WORK INSTRUCTIONS:
Lines from the one containing "Write the Plotly code for this chart." to the one containing "import plotly.graph_objects as go", both lines included, are to be extracted exactly from the data below; pictures are excluded.

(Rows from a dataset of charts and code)
## Begin

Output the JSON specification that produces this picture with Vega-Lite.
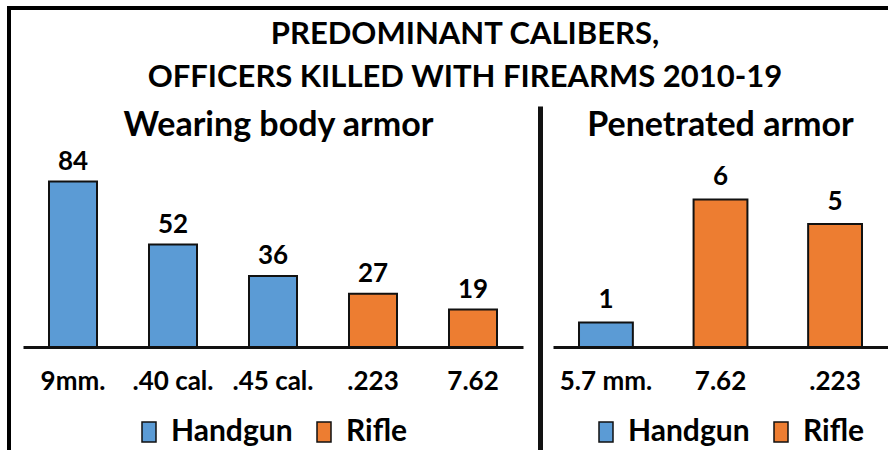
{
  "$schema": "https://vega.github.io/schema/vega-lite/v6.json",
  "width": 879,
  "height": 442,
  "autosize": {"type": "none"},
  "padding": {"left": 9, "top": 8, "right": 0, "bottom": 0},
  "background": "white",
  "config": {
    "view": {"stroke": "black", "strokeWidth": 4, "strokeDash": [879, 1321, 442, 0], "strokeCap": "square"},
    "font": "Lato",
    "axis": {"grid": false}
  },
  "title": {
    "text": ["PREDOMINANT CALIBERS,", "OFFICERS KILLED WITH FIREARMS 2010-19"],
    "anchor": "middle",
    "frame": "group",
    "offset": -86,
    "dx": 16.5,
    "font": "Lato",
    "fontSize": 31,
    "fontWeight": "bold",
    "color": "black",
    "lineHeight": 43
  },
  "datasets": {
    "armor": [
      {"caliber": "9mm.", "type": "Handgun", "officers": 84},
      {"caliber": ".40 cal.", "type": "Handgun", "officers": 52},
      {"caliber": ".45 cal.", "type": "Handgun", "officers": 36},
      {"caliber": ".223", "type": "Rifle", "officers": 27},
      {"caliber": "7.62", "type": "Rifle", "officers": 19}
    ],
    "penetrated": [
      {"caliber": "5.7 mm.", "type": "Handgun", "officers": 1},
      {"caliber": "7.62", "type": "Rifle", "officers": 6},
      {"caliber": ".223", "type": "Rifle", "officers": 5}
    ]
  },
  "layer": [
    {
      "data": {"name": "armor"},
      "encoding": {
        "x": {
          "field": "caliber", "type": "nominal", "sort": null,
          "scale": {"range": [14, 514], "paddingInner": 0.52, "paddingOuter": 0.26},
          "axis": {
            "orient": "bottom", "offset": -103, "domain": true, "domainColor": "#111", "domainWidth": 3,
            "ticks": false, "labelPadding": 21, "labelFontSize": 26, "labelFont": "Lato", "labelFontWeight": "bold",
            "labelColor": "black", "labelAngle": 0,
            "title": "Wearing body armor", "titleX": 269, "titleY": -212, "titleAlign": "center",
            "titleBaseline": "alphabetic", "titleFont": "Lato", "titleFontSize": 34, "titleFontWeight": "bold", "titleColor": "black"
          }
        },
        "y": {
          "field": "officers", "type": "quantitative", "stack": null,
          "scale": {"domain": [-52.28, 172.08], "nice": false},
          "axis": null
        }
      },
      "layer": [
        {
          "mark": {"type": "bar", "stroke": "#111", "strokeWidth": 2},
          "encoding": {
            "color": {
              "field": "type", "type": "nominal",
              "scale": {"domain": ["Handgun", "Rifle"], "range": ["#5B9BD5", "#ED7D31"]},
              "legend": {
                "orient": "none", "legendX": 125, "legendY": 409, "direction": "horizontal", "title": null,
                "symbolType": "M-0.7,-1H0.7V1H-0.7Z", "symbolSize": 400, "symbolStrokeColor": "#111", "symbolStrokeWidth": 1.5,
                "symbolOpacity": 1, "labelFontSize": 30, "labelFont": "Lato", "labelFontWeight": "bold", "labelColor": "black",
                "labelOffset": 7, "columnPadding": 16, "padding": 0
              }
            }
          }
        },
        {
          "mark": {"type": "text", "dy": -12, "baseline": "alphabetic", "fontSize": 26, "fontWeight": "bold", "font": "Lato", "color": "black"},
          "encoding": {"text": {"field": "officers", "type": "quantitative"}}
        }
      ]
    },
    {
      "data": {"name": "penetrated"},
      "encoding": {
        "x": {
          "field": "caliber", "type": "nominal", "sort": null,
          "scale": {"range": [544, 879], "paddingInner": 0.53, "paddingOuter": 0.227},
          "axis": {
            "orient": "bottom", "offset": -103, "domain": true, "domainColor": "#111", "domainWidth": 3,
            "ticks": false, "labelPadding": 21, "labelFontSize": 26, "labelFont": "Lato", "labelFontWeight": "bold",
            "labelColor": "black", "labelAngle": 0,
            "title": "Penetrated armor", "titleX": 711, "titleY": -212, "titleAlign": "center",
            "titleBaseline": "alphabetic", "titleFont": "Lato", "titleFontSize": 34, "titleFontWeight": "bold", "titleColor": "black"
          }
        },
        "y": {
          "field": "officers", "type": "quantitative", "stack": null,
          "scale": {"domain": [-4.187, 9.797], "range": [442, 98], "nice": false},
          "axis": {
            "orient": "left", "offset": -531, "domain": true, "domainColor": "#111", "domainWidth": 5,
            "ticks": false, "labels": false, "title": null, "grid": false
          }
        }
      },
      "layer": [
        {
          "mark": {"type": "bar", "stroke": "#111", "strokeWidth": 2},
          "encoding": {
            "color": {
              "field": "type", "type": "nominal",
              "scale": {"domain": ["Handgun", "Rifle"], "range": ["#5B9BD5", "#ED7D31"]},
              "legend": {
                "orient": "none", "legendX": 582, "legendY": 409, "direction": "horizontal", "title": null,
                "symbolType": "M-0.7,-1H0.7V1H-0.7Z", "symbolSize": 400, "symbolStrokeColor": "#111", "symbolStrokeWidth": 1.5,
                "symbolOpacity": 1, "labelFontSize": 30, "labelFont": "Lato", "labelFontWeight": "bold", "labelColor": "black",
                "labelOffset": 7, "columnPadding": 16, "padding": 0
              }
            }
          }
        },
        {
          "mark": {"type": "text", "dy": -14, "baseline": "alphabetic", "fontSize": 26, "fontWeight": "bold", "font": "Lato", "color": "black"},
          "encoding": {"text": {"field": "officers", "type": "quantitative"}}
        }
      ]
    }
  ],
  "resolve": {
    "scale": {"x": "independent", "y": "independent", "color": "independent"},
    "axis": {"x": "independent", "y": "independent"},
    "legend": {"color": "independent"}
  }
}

## End
## Begin

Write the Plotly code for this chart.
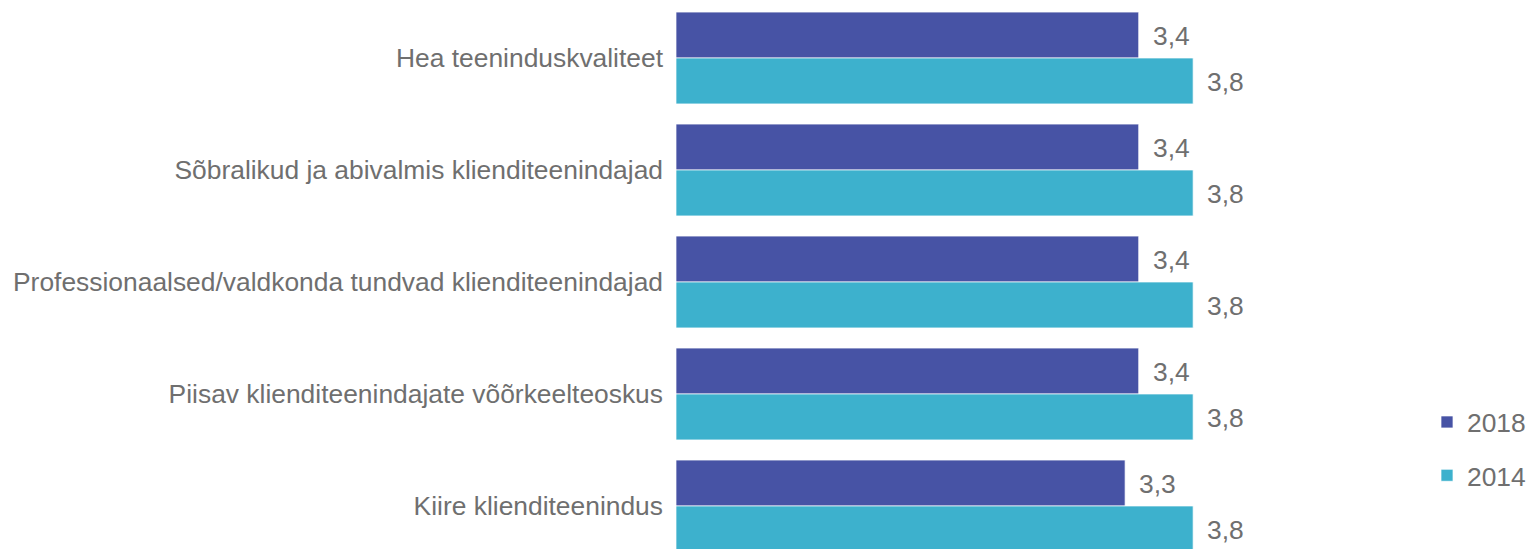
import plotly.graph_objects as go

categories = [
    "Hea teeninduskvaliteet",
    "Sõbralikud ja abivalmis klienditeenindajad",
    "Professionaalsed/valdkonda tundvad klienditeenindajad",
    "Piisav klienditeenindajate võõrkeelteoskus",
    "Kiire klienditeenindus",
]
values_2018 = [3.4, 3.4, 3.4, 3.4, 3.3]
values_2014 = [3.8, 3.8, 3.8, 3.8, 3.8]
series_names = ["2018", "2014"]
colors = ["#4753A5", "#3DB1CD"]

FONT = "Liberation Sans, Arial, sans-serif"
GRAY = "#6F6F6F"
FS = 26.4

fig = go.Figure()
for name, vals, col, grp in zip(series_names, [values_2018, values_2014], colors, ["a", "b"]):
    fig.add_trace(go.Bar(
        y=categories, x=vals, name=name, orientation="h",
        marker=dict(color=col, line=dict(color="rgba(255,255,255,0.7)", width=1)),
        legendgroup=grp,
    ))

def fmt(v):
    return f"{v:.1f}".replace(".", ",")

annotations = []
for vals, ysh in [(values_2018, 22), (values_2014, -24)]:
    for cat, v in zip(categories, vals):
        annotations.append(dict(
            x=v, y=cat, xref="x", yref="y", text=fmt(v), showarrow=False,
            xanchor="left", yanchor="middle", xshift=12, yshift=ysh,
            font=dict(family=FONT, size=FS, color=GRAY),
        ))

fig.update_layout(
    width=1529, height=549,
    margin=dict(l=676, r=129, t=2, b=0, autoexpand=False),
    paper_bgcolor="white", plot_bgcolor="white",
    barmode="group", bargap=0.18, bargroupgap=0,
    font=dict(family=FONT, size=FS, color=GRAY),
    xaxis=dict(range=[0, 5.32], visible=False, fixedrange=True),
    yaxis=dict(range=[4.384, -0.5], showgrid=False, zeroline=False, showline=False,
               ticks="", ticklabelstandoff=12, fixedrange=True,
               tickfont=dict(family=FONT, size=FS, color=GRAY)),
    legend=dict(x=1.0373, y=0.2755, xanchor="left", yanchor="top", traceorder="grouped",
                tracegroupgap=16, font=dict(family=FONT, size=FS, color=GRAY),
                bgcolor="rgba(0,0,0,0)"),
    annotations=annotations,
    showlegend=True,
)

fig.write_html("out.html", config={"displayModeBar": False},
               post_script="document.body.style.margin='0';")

## End

ANSWER FOR THE TASK:
Write the Plotly code for this chart.
import plotly.graph_objects as go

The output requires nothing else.